Un handicap supplémentaire qu’il faudrait pouvoir traiter de manière parallèle et encadrée pour justement donner pleine efficience et modernité aux protocoles de formation, un peu à l’image de certaines applications intuitives : « Si je ne sais ni lire, ni écrire, je peux toujours dicter mon message vocalement via mon téléphone et cela lève un frein et évite d’amplifier mon exclusion et mon sentiment de honte » nous introduit Racha Mousdikoudine, responsable de projet et de l’organisation de cette matinée au sein de Carif-Oref, « Par contre, oui, il est évident que cela peut biaiser mon apprentissage lorsque je m’inscris dans cette démarche de remise à niveau ou d’acquisition de bases. Il perdure des contournements sur notre territoire car, si je ne maîtrise pas le Français, j’ai toujours la possibilité de communiquer et demander de l’aide en shibushi ou shimaoré et il en est de même pour l’outil informatique. Il faut pouvoir réduire ces inégalités linguistes et matérielles pour ne pas que notre retard s’accroisse doublement. Si je dois remplir un formulaire de manière automne via ordinateur, comme cela se fait de plus en plus, je dois pouvoir m’en sortir tout seule ». Car oui, même si l’intelligence artificielle et le tout numérique dépassent, voire même surpassent, l’approche humaine en bien des points, on ne peut occulter que dans la vraie réelle, en chair et en os, nous avons encore (dans l’immédiat) nécessitée de maîtriser certaines bases.
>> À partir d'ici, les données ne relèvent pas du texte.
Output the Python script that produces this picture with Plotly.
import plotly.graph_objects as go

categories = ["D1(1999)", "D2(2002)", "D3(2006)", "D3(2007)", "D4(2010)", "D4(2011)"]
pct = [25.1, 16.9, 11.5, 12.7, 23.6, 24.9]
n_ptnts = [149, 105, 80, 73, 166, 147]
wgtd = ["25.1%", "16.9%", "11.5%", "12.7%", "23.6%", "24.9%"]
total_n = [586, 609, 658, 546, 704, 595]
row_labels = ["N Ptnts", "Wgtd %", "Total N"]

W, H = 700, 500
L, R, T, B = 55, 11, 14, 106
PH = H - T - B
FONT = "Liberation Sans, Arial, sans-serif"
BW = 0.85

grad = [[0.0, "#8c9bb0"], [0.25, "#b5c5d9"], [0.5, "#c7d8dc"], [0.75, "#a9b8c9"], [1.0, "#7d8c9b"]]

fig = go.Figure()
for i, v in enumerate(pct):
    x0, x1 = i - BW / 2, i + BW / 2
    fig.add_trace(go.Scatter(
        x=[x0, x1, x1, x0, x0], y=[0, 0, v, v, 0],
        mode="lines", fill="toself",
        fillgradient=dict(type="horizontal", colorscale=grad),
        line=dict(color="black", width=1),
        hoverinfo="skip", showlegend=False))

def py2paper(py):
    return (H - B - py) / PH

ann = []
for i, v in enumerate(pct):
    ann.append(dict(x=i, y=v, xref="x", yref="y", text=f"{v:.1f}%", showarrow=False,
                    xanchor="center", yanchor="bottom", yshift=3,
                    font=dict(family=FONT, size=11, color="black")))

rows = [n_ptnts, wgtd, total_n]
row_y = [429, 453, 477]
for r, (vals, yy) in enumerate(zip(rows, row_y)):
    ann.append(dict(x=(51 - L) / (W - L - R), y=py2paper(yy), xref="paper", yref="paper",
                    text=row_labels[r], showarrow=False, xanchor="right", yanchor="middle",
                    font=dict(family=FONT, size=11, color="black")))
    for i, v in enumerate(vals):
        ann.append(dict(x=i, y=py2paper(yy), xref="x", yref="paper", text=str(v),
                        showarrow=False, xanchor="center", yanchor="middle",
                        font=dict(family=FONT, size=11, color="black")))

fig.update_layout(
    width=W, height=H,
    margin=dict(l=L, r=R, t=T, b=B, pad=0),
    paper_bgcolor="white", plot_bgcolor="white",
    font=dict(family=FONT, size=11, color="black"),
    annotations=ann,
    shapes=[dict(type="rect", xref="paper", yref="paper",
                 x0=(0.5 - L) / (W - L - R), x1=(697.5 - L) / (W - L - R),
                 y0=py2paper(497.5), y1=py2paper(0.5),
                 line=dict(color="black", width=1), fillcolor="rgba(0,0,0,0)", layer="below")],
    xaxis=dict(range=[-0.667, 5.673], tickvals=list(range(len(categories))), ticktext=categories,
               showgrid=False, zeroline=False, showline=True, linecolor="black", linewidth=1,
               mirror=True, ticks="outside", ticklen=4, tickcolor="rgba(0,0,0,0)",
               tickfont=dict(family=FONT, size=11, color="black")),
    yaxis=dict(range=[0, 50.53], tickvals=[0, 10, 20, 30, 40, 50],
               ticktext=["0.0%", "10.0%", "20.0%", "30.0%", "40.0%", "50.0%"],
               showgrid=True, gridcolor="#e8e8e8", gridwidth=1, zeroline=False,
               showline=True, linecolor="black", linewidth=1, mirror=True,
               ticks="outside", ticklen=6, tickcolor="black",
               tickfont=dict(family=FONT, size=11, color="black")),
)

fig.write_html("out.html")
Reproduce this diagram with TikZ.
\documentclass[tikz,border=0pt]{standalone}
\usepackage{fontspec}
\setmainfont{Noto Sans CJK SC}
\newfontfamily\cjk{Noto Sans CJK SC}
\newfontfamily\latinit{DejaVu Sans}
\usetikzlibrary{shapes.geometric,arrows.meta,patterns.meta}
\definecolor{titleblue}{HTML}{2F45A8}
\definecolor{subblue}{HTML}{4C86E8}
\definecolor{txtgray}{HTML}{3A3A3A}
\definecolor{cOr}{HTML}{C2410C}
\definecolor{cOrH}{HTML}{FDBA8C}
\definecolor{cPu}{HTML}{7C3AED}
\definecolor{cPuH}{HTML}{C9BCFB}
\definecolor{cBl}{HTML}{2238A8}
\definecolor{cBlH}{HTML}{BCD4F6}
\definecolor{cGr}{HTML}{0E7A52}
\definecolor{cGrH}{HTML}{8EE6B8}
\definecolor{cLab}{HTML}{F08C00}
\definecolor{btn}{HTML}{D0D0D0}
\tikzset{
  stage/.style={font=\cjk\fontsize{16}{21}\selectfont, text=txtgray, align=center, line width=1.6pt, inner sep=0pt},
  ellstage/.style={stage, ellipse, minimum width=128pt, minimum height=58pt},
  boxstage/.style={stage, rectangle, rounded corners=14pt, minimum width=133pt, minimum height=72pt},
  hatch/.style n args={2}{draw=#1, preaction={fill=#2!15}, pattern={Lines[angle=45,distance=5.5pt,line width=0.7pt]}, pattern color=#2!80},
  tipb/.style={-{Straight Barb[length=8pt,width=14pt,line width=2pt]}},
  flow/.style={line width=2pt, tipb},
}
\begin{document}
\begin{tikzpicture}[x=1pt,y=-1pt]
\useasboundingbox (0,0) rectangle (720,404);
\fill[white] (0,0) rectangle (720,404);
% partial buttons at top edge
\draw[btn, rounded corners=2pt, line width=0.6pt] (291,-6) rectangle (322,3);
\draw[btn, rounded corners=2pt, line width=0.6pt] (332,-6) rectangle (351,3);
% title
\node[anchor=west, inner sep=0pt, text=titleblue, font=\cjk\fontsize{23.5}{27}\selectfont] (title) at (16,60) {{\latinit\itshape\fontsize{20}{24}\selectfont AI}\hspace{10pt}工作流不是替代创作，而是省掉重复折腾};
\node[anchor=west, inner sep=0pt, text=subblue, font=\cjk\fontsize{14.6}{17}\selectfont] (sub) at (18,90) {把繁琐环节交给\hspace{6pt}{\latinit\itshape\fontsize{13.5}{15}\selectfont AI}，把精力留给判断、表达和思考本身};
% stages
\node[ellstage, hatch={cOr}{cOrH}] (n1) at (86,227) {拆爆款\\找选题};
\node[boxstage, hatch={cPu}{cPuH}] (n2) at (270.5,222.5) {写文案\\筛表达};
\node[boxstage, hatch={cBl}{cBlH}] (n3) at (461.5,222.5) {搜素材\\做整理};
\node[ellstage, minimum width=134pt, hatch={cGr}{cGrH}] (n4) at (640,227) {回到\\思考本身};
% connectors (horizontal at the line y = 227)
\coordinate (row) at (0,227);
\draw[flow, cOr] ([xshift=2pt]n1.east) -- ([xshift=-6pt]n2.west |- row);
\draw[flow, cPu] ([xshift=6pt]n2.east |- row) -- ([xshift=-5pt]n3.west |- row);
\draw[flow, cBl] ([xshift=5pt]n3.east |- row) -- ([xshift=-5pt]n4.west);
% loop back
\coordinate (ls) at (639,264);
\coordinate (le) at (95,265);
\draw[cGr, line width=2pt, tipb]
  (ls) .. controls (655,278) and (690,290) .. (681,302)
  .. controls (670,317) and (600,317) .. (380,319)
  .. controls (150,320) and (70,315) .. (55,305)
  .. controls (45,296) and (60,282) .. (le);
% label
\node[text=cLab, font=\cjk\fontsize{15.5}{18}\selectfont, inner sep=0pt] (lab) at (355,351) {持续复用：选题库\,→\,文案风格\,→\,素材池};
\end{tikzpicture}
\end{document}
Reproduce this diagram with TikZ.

L’apprentissage à double orientation
En plus du schéma national de scolarisation classique pour le lequel le rectorat de Mayotte souhaite activement cravacher en vue d’assurer la pleine maitrise des savoirs fondamentaux en français, il est une approche pédagogique de plus en plus soulignée visant également à enseigner et enrichir ces langues maternelles — shibushi / shimaoré — pour justement faciliter l’apprentissage d’une, voire plusieurs autres. En somme, comment puis-je apprendre, réapprendre ou comprendre une langue qui n’est initialement mienne si je n’ai pas les bases solides et grammaticales de celle que je connais déjà et que j’utilise depuis l’enfance. Passer de l’utilisation orale et phonétique au concret textuel et ce, à tout âge. Rappelons qu’il n’est jamais trop tard pour apprendre et commencer, tout comme il est extrêmement important de rappeler qu’illettrisme n’est ni synonyme d’inintelligence ni d’incompétence, bien au contraire. Souvent, les personnes présentant cette lyrique carence font preuve d’une ingénieuse adaptabilité et de mémoire développée sous toutes ses formes (auditive, visuelle…) pour compenser et camoufler tant bien que mal leur situation non sans honte.
Une honte injustifiée qui doit justement se démocratiser pour en changer les idées préconçues et dévalorisantes comme le raconte, après projection à l’attentive assemblée, Sandati, conseillère au sein de Pôle Emploi Kaweni : « Je fais partie d’un schéma classique de vie de famille. Ma mère était femme au foyer élevant ses 8 enfants. Elle ne savait ni lire, ni écrire, a été très vite retirée de l’école pour aider à la maison étant enfant mais ne souhaitait pas le même chemin pour mes frères et sœurs et moi même. L’école n’a pas été facile pour moi, je bégayais et fais partie de cette génération où le professeur tapait pour enseigner. Nombreux peuvent être les facteurs d’un blocage d’apprentissage mais ne vous découragez jamais et croyez-vous. Il n’est jamais trop tard et ce film nous le démontre bien ».
En plus de l’organisme maison mère qu’est Carif-Oref, c’est près d’une centaine d’organismes de formations et d’enseignements qui oeuvrent sur notre territoire permettant ainsi d’étoffer l’offre co-éducative sans pour autant que les moyens ne soient réellement mutualisés aux dires de certains acteurs du milieu. Une approche plus transparente et centralisée serait donc intéressante à davantage creuser afin d’accentuer l’efficience de ces protocoles ô combien indispensables sur notre tout jeune département français en soif d’appendre.